Bereiche | Tage | Auswahl | Suche | Downloads | Hilfe
Q: Fachverband Quantenoptik und Photonik
Q 16: Quantum Gases: Interaction Effects I
Q 16.2: Vortrag
Dienstag, 9. März 2010, 14:30–14:45, E 001
Atom chip based generation of entanglement for quantum metrology — •Max Fabian Riedel1,2, Pascal Böhi1,2, Yun Li3,4, Theodor Wolfgang Hänsch1,2, Alice Sinatra3, and Philipp Treutlein1,2 — 1Ludwig-Maximilians-Universität, 80799 München, Germany — 2Max-Planck-Institut für Quantenoptik, 85748 Garching, Germany — 3Laboratoire Kastler-Brossel, ENS, 75005 Paris, France — 4State Key Laboratory of Precision Spectroscopy, East China Normal University, Shanghai 200062, China
Entanglement-based technologies, such as quantum information processing, quantum simulations, and quantum metrology have the potential to revolutionize our way of computing and measuring, and help clarify the puzzling concept of entanglement itself.
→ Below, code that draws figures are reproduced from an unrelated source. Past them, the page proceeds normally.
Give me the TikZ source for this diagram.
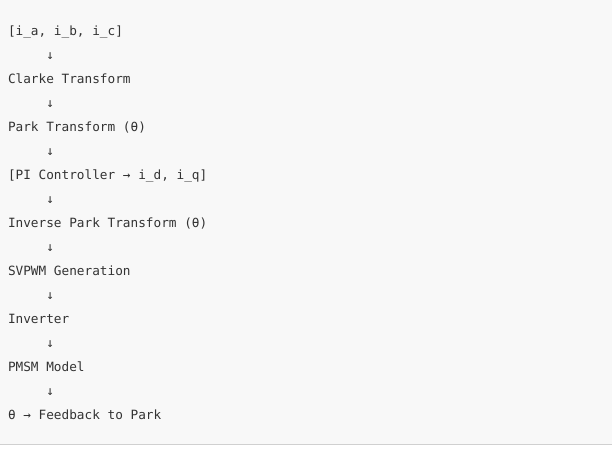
\documentclass[tikz,border=0pt]{standalone}
\usepackage{fontspec}
\setmonofont{DejaVu Sans Mono}
\definecolor{bgc}{HTML}{F8F8F8}
\definecolor{rulec}{HTML}{D0D0D0}
\definecolor{txt}{HTML}{333333}
\begin{document}
\begin{tikzpicture}[x=0.75pt,y=-0.75pt,
  codeline/.style={anchor=base west,inner sep=0pt,outer sep=0pt,text=txt,
    font=\ttfamily\fontsize{9.55pt}{11pt}\selectfont}]
\useasboundingbox (0,0) rectangle (612,451);
\fill[white] (0,0) rectangle (612,451);
\fill[bgc] (0,0) rectangle (612,444);
\draw[rulec,line width=0.75pt] (0,444.5) -- (612,444.5);
\node[codeline] (l1) at (8,35.5) {[i\_a, i\_b, i\_c]};
\node[codeline] (a1) at (8,59.5) {\ \ \ \ \ ↓};
\node[codeline] (l2) at (8,83.5) {Clarke Transform};
\node[codeline] (a2) at (8,107.5) {\ \ \ \ \ ↓};
\node[codeline] (l3) at (8,131.5) {Park Transform (θ)};
\node[codeline] (a3) at (8,155.5) {\ \ \ \ \ ↓};
\node[codeline] (l4) at (8,179.5) {[PI Controller → i\_d, i\_q]};
\node[codeline] (a4) at (8,203.5) {\ \ \ \ \ ↓};
\node[codeline] (l5) at (8,227.5) {Inverse Park Transform (θ)};
\node[codeline] (a5) at (8,251.5) {\ \ \ \ \ ↓};
\node[codeline] (l6) at (8,275.5) {SVPWM Generation};
\node[codeline] (a6) at (8,299.5) {\ \ \ \ \ ↓};
\node[codeline] (l7) at (8,323.5) {Inverter};
\node[codeline] (a7) at (8,347.5) {\ \ \ \ \ ↓};
\node[codeline] (l8) at (8,371.5) {PMSM Model};
\node[codeline] (a8) at (8,395.5) {\ \ \ \ \ ↓};
\node[codeline] (l9) at (8,419.5) {θ → Feedback to Park};
\end{tikzpicture}
\end{document}
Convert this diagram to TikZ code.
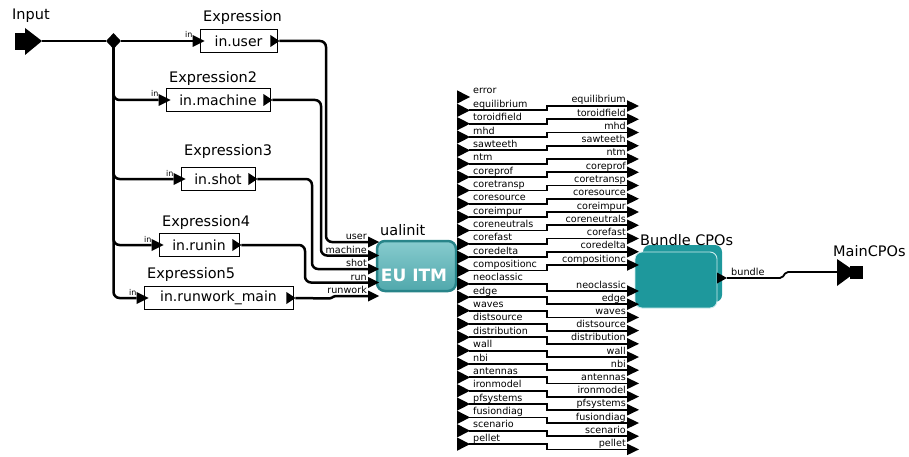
\documentclass[tikz,border=0pt]{standalone}
\usepackage{fontspec}
\setmainfont{DejaVu Sans}
\usetikzlibrary{shapes.geometric,calc}
\definecolor{ualdark}{RGB}{40,132,137}
\definecolor{ualtop}{RGB}{135,203,206}
\definecolor{ualbot}{RGB}{80,168,172}
\definecolor{bundlec}{RGB}{30,152,156}
\definecolor{bundleedge}{RGB}{205,236,237}
\newcommand\rtri[3]{\fill (#1) ++(0,-#3) -- ++(#2,#3) -- ++(-#2,#3) -- cycle;}
\begin{document}
\begin{tikzpicture}[x=1pt,y=-1pt,
  wire/.style={line width=2.5pt, rounded corners=6pt},
  mwire/.style={line width=1.8pt},
  ebox/.style={draw, line width=0.8pt, fill=white, minimum height=23pt, inner sep=0pt, font=\fontsize{14}{16}\selectfont},
  elabel/.style={anchor=base west, inner sep=0pt, font=\fontsize{14.5}{16}\selectfont},
  plabel/.style={inner sep=0pt, font=\fontsize{9.6}{10}\selectfont},
  inlabel/.style={anchor=base east, inner sep=0pt, font=\fontsize{8}{8}\selectfont},
  bundlebox/.style={fill=bundlec, rounded corners=7pt, inner sep=0pt},
]
\useasboundingbox (0,0) rectangle (909,457);

% Input port
\node[elabel] (inputlbl) at (12,20) {Input};
\fill (15,33) rectangle (26,50);
\fill (25,28) -- (42,41) -- (25,55) -- cycle;
\coordinate (inp) at (42,41);
\node[diamond, fill, inner sep=0pt, minimum width=15pt, minimum height=16pt] (dia) at (113.5,41) {};

% Expression boxes
\node[ebox, minimum width=77pt] (e1) at (238.5,41) {in.user};
\node[ebox, minimum width=104pt] (e2) at (218,100) {in.machine};
\node[ebox, minimum width=74pt] (e3) at (218,179) {in.shot};
\node[ebox, minimum width=80pt] (e4) at (199,245) {in.runin};
\node[ebox, minimum width=149pt] (e5) at (218.5,298) {in.runwork\_main};
\node[elabel] (e1l) at (203,22) {Expression};
\node[elabel] (e2l) at (169,83) {Expression2};
\node[elabel] (e3l) at (184,156) {Expression3};
\node[elabel] (e4l) at (162,226) {Expression4};
\node[elabel] (e5l) at (147,278) {Expression5};

\foreach \e in {e1,e2,e3,e4,e5} {
  \coordinate (\e i) at ($(\e.west)+(-7,0)$);
  \coordinate (\e o) at ($(\e.east)+(2,0)$);
}

% wires from input
\draw[wire] (inp) -- (dia);
\draw[wire] (dia) -- (e1i);
\draw[wire] (dia.center) |- (e2i);
\draw[wire] (dia.center) |- (e3i);
\draw[wire] (dia.center) |- (e4i);
\draw[wire] (dia.center) |- (e5i);

\foreach \e in {e1,e2,e3,e4,e5} {
  \rtri{\e i}{12}{6}
  \rtri{$(\e o)+(-9,0)$}{9}{6}
  \node[inlabel] (\e inl) at ($(\e i)+(0,-3)$) {in};
}

% ualinit actor
\node[draw=ualdark, line width=2.5pt, rounded corners=8pt, minimum width=79pt, minimum height=50pt,
      top color=ualtop, bottom color=ualbot, inner sep=0pt] (ual) at (416.5,266) {};
\node[text=white, inner sep=0pt, font=\fontsize{17}{18}\selectfont\bfseries] (ualtxt) at (414,275) {EU ITM};
\node[elabel] (uallbl) at (380,235) {ualinit};

\foreach \n/\yy [count=\k] in {user/242,machine/255.5,shot/269,run/282.5,runwork/296} {
  \coordinate (U\k) at (368,\yy);
  \node[plabel, anchor=base east] (ul\k) at (367,\yy-2.5) {\n};
}

% wires from expressions to ualinit
\draw[wire] (e1o) -| (326,242) -- (U1);
\draw[wire] (e2o) -| (321,255.5) -- (U2);
\draw[wire] (e3o) -| (312,269) -- (U3);
\draw[wire] (e4o) -| (305,282.5) -- (U4);
\draw[wire, rounded corners=1.5pt] (e5o) -- (331,298.5) -- (334,296) -- (U5);

\foreach \k in {1,...,5} { \rtri{U\k}{11}{5.5} }

% ualinit output ports
\foreach \n [count=\i from 0] in {error,equilibrium,toroidfield,mhd,sawteeth,ntm,coreprof,coretransp,coresource,coreimpur,coreneutrals,corefast,coredelta,compositionc,neoclassic,edge,waves,distsource,distribution,wall,nbi,antennas,ironmodel,pfsystems,fusiondiag,scenario,pellet} {
  \pgfmathsetmacro\yy{97+13.35*\i}
  \coordinate (L\i) at (469,\yy);
  \fill (457,\yy) ++(0,-6.7) -- ++(13,6.7) -- ++(-13,6.7) -- cycle;
  \node[plabel, anchor=base west] (LL\i) at (473,\yy-3) {\n};
}

% Bundle CPOs
\node[bundlebox, minimum width=79pt, minimum height=57pt] (bb) at (682.5,273.5) {};
\node[bundlebox, draw=bundleedge, line width=0.9pt, minimum width=82pt, minimum height=56pt] (bf) at (676,280) {};
\node[elabel] (bundlelbl) at (640,245) {Bundle CPOs};

\foreach \n [count=\j from 0] in {equilibrium,toroidfield,mhd,sawteeth,ntm,coreprof,coretransp,coresource,coreimpur,coreneutrals,corefast,coredelta,compositionc,neoclassic,edge,waves,distsource,distribution,wall,nbi,antennas,ironmodel,pfsystems,fusiondiag,scenario,pellet} {
  \pgfmathsetmacro\yy{\j<13 ? 106+13.25*\j : 291+13.2*(\j-13)}
  \coordinate (R\j) at (627,\yy);
  \node[plabel, anchor=base east] (RL\j) at (626,\yy-3) {\n};
}

\foreach \i in {1,...,26} {
  \pgfmathtruncatemacro\j{\i-1}
  \draw[mwire] (L\i) -- ++(78,0) |- (R\j);
}
\foreach \j in {0,...,25} { \rtri{R\j}{12}{5.8} }

% bundle output
\coordinate (bo) at (727,278);
\rtri{717,278}{10}{5.5}
\node[plabel, anchor=base west, font=\fontsize{9.7}{10}\selectfont] (bundletxt) at (731,275) {bundle};

% MainCPOs output port
\node[elabel] (mainlbl) at (833,256) {MainCPOs};
\coordinate (mc) at (837,272);
\fill (837,259) -- (856,272) -- (837,286) -- cycle;
\fill (850,266) rectangle (863,279);
\draw[mwire, rounded corners=2pt] (bo) -- (782,278) -- (786,272) -- (mc);
\end{tikzpicture}
\end{document}
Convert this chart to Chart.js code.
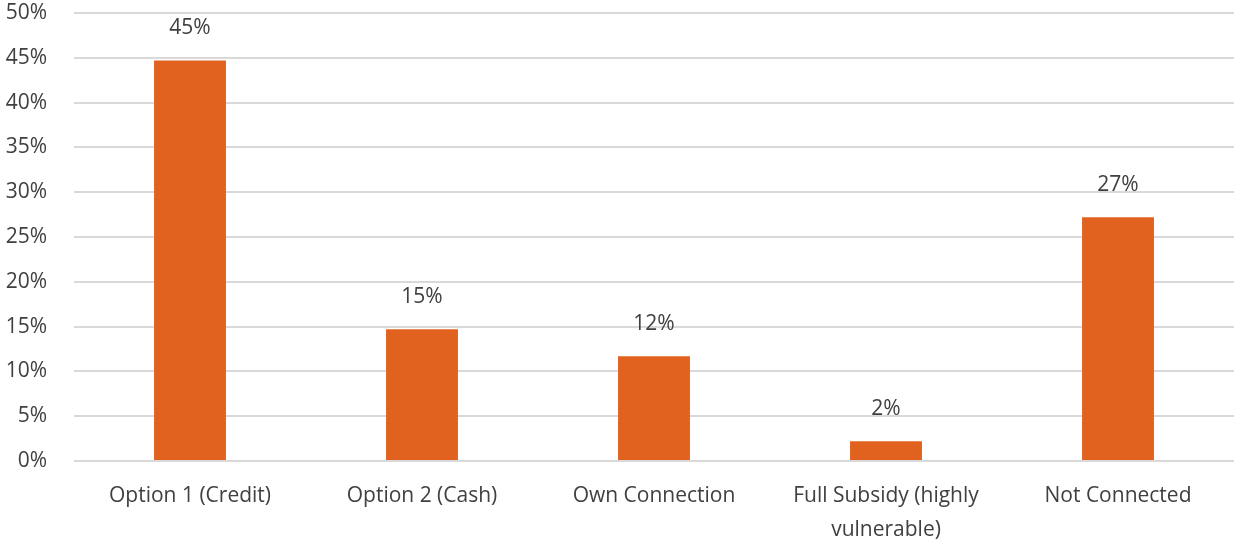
<!DOCTYPE html>
<html>
<head>
<meta charset="utf-8">
<script src="https://cdn.jsdelivr.net/npm/chart.js@4/dist/chart.umd.min.js"></script>
<style>
  html, body { margin: 0; padding: 0; background: #fff; }
  #wrap { width: 1235px; height: 541px; position: relative; }
</style>
</head>
<body>
<div id="wrap"><canvas id="chart"></canvas></div>
<script>
const categories = [
  'Option 1 (Credit)',
  'Option 2 (Cash)',
  'Own Connection',
  ['Full Subsidy (highly', 'vulnerable)'],
  'Not Connected'
];
const shares = [44.7, 14.7, 11.7, 2.2, 27.2];
const yTicks = [0, 5, 10, 15, 20, 25, 30, 35, 40, 45, 50];

const textColor = '#404040';
const barColor = '#E0621E';
const fontFamily = '"Open Sans"';
const fontSize = 21;

// value labels above each bar
const valueLabels = {
  id: 'valueLabels',
  afterDatasetsDraw(chart) {
    const { ctx } = chart;
    const meta = chart.getDatasetMeta(0);
    ctx.save();
    ctx.fillStyle = textColor;
    ctx.font = fontSize + 'px ' + fontFamily;
    ctx.textAlign = 'center';
    ctx.textBaseline = 'middle';
    meta.data.forEach((bar, i) => {
      ctx.fillText(Math.round(shares[i]) + '%', bar.x, bar.y - 32);
    });
    ctx.restore();
  }
};

new Chart(document.getElementById('chart'), {
  type: 'bar',
  data: {
    labels: categories,
    datasets: [{
      data: shares,
      backgroundColor: barColor,
      categoryPercentage: 1,
      barPercentage: 0.31
    }]
  },
  options: {
    responsive: true,
    maintainAspectRatio: false,
    animation: false,
    layout: { autoPadding: false, padding: { top: 13, right: 1, left: 0, bottom: 0 } },
    plugins: { legend: { display: false }, tooltip: { enabled: false } },
    scales: {
      y: {
        min: 0,
        max: 50,
        afterBuildTicks(axis) { axis.ticks = yTicks.map(v => ({ value: v })); },
        afterFit(axis) {
          axis.width = 74;
          axis.paddingTop = 0;
          axis.paddingBottom = 0;
        },
        grid: { color: '#d9d9d9', lineWidth: 2, drawTicks: false },
        border: { display: false },
        ticks: {
          color: textColor,
          font: { family: fontFamily, size: fontSize },
          padding: 27,
          callback: v => v + '%'
        }
      },
      x: {
        afterFit(axis) { axis.height = 80; },
        grid: { display: false },
        border: { display: false },
        ticks: {
          color: textColor,
          font: { family: fontFamily, size: fontSize, lineHeight: 1.62 },
          padding: 10,
          maxRotation: 0,
          autoSkip: false
        }
      }
    }
  },
  plugins: [valueLabels]
});
</script>
</body>
</html>
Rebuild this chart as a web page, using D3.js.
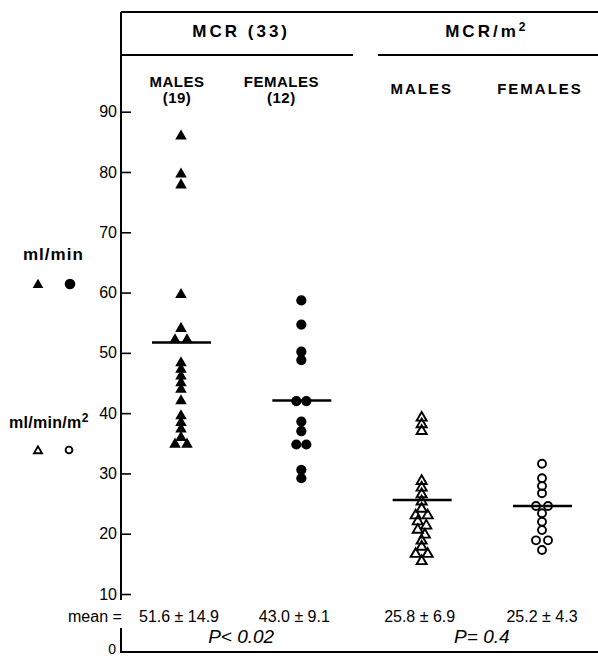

Ultracold atoms on atom chips are attractive for their implementation, as they provide control over quantum systems in compact, robust, and scalable setups. A severe limitation of atom chips, however, is that techniques to control atomic interactions and thus to generate entanglement have not been experimentally available so far.
In this talk we present experiments where we generate multi-particle entanglement on an atom chip by controlling elastic collisional interactions with a state-dependent microwave near-field potential. We employ this technique to generate spin-squeezed states of a two-component Bose-Einstein condensate and show that they are useful for quantum metrology. Our data show good agreement with a dynamical multi-mode simulation and allow us to reconstruct the Wigner function of the spin-squeezed condensate.